§ **SHORT PROBLEM**
Exactly the lines from the start of the data below through the line that contains "ReferenceArea, XAxis, YAxis" are to be copied, with pictures left out.

*** DATASET CONTENT ***

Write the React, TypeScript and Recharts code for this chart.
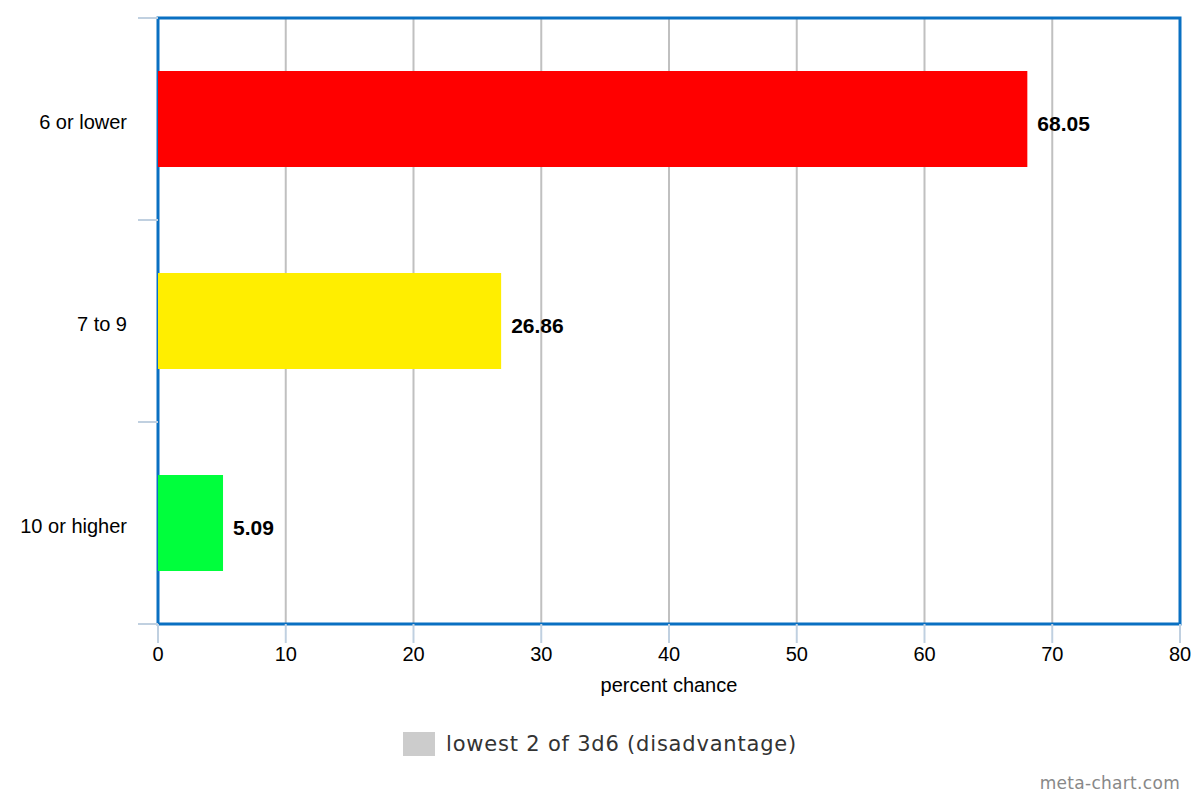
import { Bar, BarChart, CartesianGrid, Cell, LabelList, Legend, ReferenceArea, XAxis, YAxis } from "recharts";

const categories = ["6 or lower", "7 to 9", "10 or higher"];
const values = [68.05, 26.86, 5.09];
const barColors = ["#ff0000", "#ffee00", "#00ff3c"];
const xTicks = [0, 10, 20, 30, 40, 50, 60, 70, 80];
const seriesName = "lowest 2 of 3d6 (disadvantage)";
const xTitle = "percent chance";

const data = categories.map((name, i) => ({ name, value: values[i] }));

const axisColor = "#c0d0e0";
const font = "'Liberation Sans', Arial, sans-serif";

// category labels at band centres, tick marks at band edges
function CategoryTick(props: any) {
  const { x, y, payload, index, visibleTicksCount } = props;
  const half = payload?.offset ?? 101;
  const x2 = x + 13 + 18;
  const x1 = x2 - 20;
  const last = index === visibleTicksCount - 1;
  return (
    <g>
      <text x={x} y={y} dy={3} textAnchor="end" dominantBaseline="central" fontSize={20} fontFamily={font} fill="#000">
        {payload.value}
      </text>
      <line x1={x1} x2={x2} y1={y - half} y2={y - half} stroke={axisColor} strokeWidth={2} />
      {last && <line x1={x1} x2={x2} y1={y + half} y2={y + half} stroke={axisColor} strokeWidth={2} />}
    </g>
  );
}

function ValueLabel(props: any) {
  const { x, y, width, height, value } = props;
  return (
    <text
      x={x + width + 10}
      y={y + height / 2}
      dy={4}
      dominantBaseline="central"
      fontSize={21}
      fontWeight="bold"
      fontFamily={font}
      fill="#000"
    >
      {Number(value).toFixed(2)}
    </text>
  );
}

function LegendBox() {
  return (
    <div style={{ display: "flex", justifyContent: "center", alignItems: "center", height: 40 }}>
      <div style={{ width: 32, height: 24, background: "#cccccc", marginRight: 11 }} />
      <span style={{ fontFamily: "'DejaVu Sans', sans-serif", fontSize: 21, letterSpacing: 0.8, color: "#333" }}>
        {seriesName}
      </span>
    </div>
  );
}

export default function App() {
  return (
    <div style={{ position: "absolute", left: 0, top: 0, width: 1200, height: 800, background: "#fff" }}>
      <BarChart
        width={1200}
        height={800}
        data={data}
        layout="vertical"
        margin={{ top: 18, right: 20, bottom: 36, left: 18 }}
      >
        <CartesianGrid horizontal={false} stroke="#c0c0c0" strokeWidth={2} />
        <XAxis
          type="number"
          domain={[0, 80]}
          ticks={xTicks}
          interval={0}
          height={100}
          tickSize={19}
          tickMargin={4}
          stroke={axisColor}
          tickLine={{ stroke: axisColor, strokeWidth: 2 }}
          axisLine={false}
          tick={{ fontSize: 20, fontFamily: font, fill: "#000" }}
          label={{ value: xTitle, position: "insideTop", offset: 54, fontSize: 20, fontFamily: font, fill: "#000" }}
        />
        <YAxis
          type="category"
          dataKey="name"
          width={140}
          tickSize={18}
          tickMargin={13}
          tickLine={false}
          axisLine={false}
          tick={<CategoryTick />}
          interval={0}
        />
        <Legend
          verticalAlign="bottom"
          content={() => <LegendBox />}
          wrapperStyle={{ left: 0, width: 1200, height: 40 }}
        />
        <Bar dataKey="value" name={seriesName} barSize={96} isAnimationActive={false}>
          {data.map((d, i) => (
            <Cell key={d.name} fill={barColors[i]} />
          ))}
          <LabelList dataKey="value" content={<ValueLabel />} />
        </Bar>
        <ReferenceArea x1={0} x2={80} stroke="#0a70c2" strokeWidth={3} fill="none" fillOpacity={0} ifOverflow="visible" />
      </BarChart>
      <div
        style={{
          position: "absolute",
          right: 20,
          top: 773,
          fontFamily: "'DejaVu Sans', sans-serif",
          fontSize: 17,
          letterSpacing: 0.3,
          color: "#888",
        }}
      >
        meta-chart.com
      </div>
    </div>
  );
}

***

§ **RESULT OF THE EXERCISE**
Write the React, TypeScript and Recharts code for this chart.
import { Bar, BarChart, CartesianGrid, Cell, LabelList, Legend, ReferenceArea, XAxis, YAxis } from "recharts";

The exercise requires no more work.